◆ Given task: Quote every line below exactly and skip any picture.

◆ Information supplied:

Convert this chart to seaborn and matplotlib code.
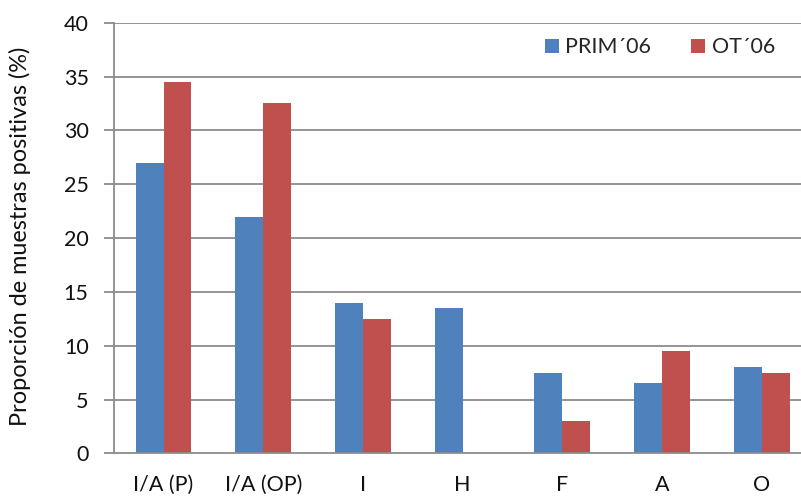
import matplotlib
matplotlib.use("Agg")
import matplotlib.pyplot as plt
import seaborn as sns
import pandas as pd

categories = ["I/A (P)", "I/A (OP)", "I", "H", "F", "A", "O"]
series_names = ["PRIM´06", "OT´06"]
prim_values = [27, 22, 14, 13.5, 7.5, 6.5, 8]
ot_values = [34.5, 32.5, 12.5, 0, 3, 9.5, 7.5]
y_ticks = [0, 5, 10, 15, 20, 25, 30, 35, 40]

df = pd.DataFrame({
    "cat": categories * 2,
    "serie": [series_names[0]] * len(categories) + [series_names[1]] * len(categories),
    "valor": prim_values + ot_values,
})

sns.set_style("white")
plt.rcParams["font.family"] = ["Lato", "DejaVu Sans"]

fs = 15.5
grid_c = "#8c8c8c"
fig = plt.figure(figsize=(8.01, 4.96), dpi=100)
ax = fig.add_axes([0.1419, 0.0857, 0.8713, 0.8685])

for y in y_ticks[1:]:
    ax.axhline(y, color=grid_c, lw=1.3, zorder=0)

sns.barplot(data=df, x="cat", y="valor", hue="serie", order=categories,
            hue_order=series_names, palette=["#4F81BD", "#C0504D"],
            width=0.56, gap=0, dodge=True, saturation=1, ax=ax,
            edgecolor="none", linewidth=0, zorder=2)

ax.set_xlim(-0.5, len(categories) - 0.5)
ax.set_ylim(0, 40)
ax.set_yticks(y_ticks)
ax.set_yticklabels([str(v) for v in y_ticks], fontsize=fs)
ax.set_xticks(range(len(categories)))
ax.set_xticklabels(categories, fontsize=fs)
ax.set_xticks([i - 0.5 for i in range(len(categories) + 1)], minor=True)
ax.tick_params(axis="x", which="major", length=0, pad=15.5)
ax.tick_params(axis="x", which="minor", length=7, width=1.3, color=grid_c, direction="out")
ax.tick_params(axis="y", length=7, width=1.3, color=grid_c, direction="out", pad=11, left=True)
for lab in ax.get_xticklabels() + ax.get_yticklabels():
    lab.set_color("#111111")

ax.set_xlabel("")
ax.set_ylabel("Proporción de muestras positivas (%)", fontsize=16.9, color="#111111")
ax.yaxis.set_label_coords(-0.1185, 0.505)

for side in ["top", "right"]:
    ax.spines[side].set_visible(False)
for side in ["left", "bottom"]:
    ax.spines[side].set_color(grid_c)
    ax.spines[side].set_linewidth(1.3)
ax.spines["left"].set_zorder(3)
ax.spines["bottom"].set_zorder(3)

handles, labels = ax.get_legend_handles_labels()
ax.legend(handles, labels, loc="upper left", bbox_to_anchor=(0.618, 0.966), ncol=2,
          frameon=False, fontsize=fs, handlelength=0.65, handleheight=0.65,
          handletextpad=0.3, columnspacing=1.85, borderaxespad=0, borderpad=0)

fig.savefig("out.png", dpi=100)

◆ Exercise answer:
Convert this chart to seaborn and matplotlib code.
import matplotlib
matplotlib.use("Agg")
import matplotlib.pyplot as plt
import seaborn as sns
import pandas as pd

categories = ["I/A (P)", "I/A (OP)", "I", "H", "F", "A", "O"]
series_names = ["PRIM´06", "OT´06"]
prim_values = [27, 22, 14, 13.5, 7.5, 6.5, 8]
ot_values = [34.5, 32.5, 12.5, 0, 3, 9.5, 7.5]
y_ticks = [0, 5, 10, 15, 20, 25, 30, 35, 40]

df = pd.DataFrame({
    "cat": categories * 2,
    "serie": [series_names[0]] * len(categories) + [series_names[1]] * len(categories),
    "valor": prim_values + ot_values,
})

sns.set_style("white")
plt.rcParams["font.family"] = ["Lato", "DejaVu Sans"]

fs = 15.5
grid_c = "#8c8c8c"
fig = plt.figure(figsize=(8.01, 4.96), dpi=100)
ax = fig.add_axes([0.1419, 0.0857, 0.8713, 0.8685])

for y in y_ticks[1:]:
    ax.axhline(y, color=grid_c, lw=1.3, zorder=0)

sns.barplot(data=df, x="cat", y="valor", hue="serie", order=categories,
            hue_order=series_names, palette=["#4F81BD", "#C0504D"],
            width=0.56, gap=0, dodge=True, saturation=1, ax=ax,
            edgecolor="none", linewidth=0, zorder=2)

ax.set_xlim(-0.5, len(categories) - 0.5)
ax.set_ylim(0, 40)
ax.set_yticks(y_ticks)
ax.set_yticklabels([str(v) for v in y_ticks], fontsize=fs)
ax.set_xticks(range(len(categories)))
ax.set_xticklabels(categories, fontsize=fs)
ax.set_xticks([i - 0.5 for i in range(len(categories) + 1)], minor=True)
ax.tick_params(axis="x", which="major", length=0, pad=15.5)
ax.tick_params(axis="x", which="minor", length=7, width=1.3, color=grid_c, direction="out")
ax.tick_params(axis="y", length=7, width=1.3, color=grid_c, direction="out", pad=11, left=True)
for lab in ax.get_xticklabels() + ax.get_yticklabels():
    lab.set_color("#111111")

ax.set_xlabel("")
ax.set_ylabel("Proporción de muestras positivas (%)", fontsize=16.9, color="#111111")
ax.yaxis.set_label_coords(-0.1185, 0.505)

for side in ["top", "right"]:
    ax.spines[side].set_visible(False)
for side in ["left", "bottom"]:
    ax.spines[side].set_color(grid_c)
    ax.spines[side].set_linewidth(1.3)
ax.spines["left"].set_zorder(3)
ax.spines["bottom"].set_zorder(3)

handles, labels = ax.get_legend_handles_labels()
ax.legend(handles, labels, loc="upper left", bbox_to_anchor=(0.618, 0.966), ncol=2,
          frameon=False, fontsize=fs, handlelength=0.65, handleheight=0.65,
          handletextpad=0.3, columnspacing=1.85, borderaxespad=0, borderpad=0)

fig.savefig("out.png", dpi=100)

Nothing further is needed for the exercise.